The lesson? A good system isn’t rigid. It’s layered. The base layer is rules: scan, rank, buy, trail. The upper layer is discretion--used sparingly, only when the data screams anomaly.

And this creates a competitive advantage: most trend followers will let a 44% spike ride, only to give back gains when the stock collapses. Mike took partial profits--locking in gains while staying exposed to further upside. That’s how you compound capital without blowing up.

But here’s the real system dynamic: when you follow trend-following rules consistently, you create a portfolio that’s constantly rotating into strength. Even if you miss a leg--like Mike did with Micron’s third wave--you’re still positioned to catch the next trend. Because your system is always scanning, always filtering, always ranking.

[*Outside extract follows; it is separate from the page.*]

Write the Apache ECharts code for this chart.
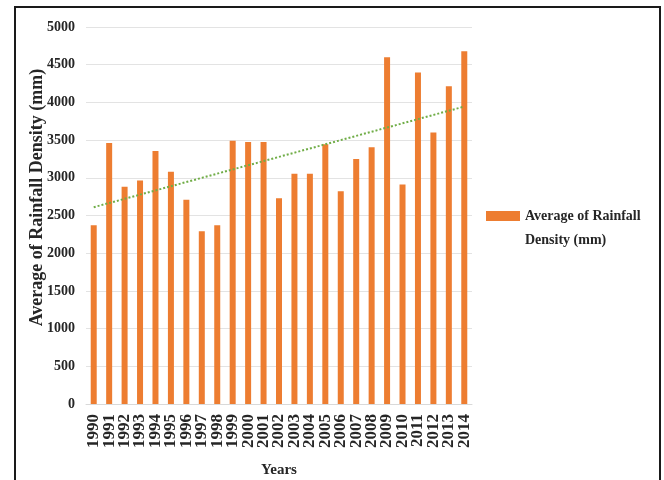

He admitted: “I didn’t get back in because I was like, ‘Memory already had its run.’” But the market didn’t care. It kept going. And that’s the humbling part: trends persist beyond what feels reasonable. Which is why Tushar Chande’s lesson stuck with him: “The risk of not hopping back into a trend that’s still there is greater than the risk of staying out.”

That’s not sentiment. It’s systems thinking. The system rewards those who re-enter, not those who wait for “confirmation.”


The 18-Month Payoff Nobody Wants to Wait For: Building a Repeatable Process

Most investors want quick fixes. They want the stock tip, the breakout alert, the next Tesla. Mike’s real message is less exciting--but far more valuable: build a process you can repeat every day.

His morning routine is mechanical. Scanners run. Emails arrive. Sidekick AI ranks. He reviews. He buys. He sets trailing stops. He moves on.

No drama. No second-guessing. No headlines.

This is the 18-month payoff: not in any single trade, but in the compounding effect of hundreds of small, disciplined decisions. Most investors can’t stick with this because it’s boring. It doesn’t feel like “real” investing. They’d rather spend hours researching a company than 15 minutes following a scan.

But here’s the reality: the edge isn’t in being right more often. It’s in being wrong less expensively. Mike’s losers are cut in days. His winners run for months. That asymmetry--small losses, large gains--is where trend following wins.

And it only works if the process is systematized. Because without automation, you’ll miss signals. You’ll hesitate. You’ll rationalize. You’ll become emotional.

"Trading is just repeating a system, following your rules the best you can, and staying at it."

-- Mike Toney-Hoffman

That’s the real takeaway. Not which indicator to use. Not which stock to buy. But the commitment to show up, every day, and do the same thing--regardless of market noise, macro fears, or personal doubt.


Key Action Items

  • Build a daily scanning routine using momentum and relative strength filters--start with 100-day rate of change >30% and relative strength vs. S&P 500 >90. This pays off in 3-6 months as you start catching early breakouts.

  • Automate fundamental validation only after technical criteria are met--use tools like Sidekick AI to rank scan results by EPS and revenue growth. This prevents emotional over-analysis and keeps you in the trend.

  • Adopt a trailing stop system (e.g., 20% EMA-based) as your primary exit rule--this forces you to let winners run and cuts losers automatically. Over 12-18 months, this creates the asymmetry needed for compounding.

  • Accept that missing a leg is part of the process--re-enter trends even if they’ve already moved--the risk of staying out is greater than the risk of buying in late. This mindset shift pays off in volatile sectors like semiconductors or commodities.

  • Spend 80% of your time on entry, 20% on exit--once a stock is in your portfolio, let the system manage it. Manual overrides should be rare and data-backed (e.g., extreme volatility, Fib levels). This saves time and reduces emotional interference.

  • Take partial profits on extreme moves (e.g., +40% in a day)--even if it breaks your rules, preserving capital during blow-offs gives you dry powder for the next setup. This is a judgment call, not a system failure.

  • Develop a trading journal to track win rate, average gain/loss, and holding time--this creates feedback for refining your process. Over the next quarter, this will expose whether your strategy actually works--or just feels good.